Wednesday, November 08, 2006

Worst case scenario
The election turned out better than I dared hope for, but I still have one little bit of pessimism to unload. Right now the news is calling the Senate a 49-49 split with two races undecided. Those two are Montana and Virginia. The count actually has the Democrats, Tester and Webb, narrowly ahead in both races. The Montana race appears to be beyond the range of a recount, but it might be possible for Allen to get a recount in Virginia. Virginia law states that the election has to be certified before they start any recounts. That takes us up to the beginning of December. If Allen decides to call for multiple recounts and lawsuits he could drag this into January and beyond.
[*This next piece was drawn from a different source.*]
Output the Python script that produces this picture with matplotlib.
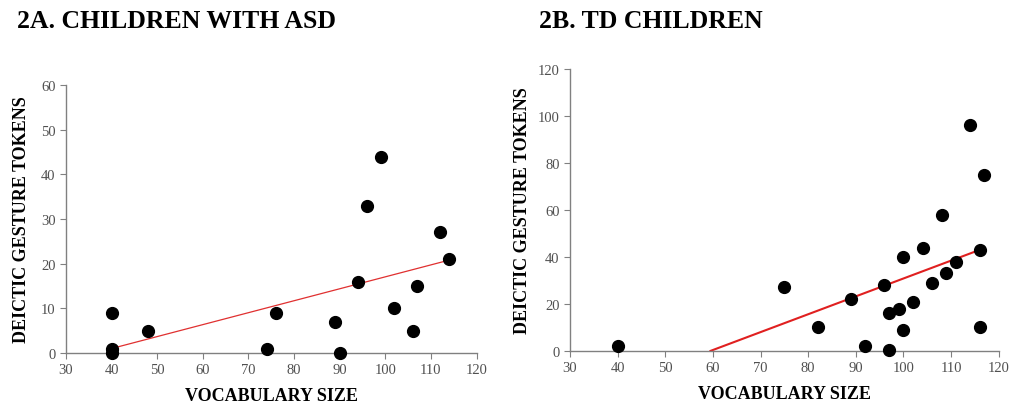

If the new Senate is sworn in without the junior Senator from Virginia, it will only have 99 members. That would seem to give the Democrats a 50-49 majority for the leadership vote. But that's not actually the case. Those fifty Senators, who most pundits are counting as Democrats, actually include two Independents, Bernie Sanders and Joe Lieberman. Sanders is no problem; he will caucus with the Democrats. Lieberman is another matter. Although he has said he will caucus with the Democrats, he is a very bitter man. That means the actual vote will be 49-49 with Lieberman holding the tie-breaker vote. There is a very good chance that he would throw the Senate back to the Republicans out of spite toward his Democratic colleagues who had the gall to support the Democratic nominee in Connecticut.

Why, you might ask, is this worse than the Republicans keeping power through an out and out majority? The Lieberman case is worse than that because it means Lieberman will be in our face twenty-four hours a day for the next two years. Both sides will have to suck up to him over the leadership vote. We will be subjected to the news outlets reporting every syllable of his Hamlet-like anguishing over the leadership vote. Whatever he does, we can be sure it will result in his getting a very public position from which to continue in his role as the chief moral scold of Congress. We will have to listen to his self-righteous and whiny sermons every day for the next two years.

Wouldn't you rather have a plain old Republican majority than a Republican majority starring Joe Lieberman? Me too.

PS - I'm a little rusty on the exact details of Senate procedure. It might be that this scenario isn't possible for some reason. If I'm wrong, I'll welcome the correction. Meanwhile, that's enough election pessimism for now. I'm going to find some nice things to talk about.

Update - The news networks are all calling the Montana race for Tester. Now if someone can just get Allen to give up.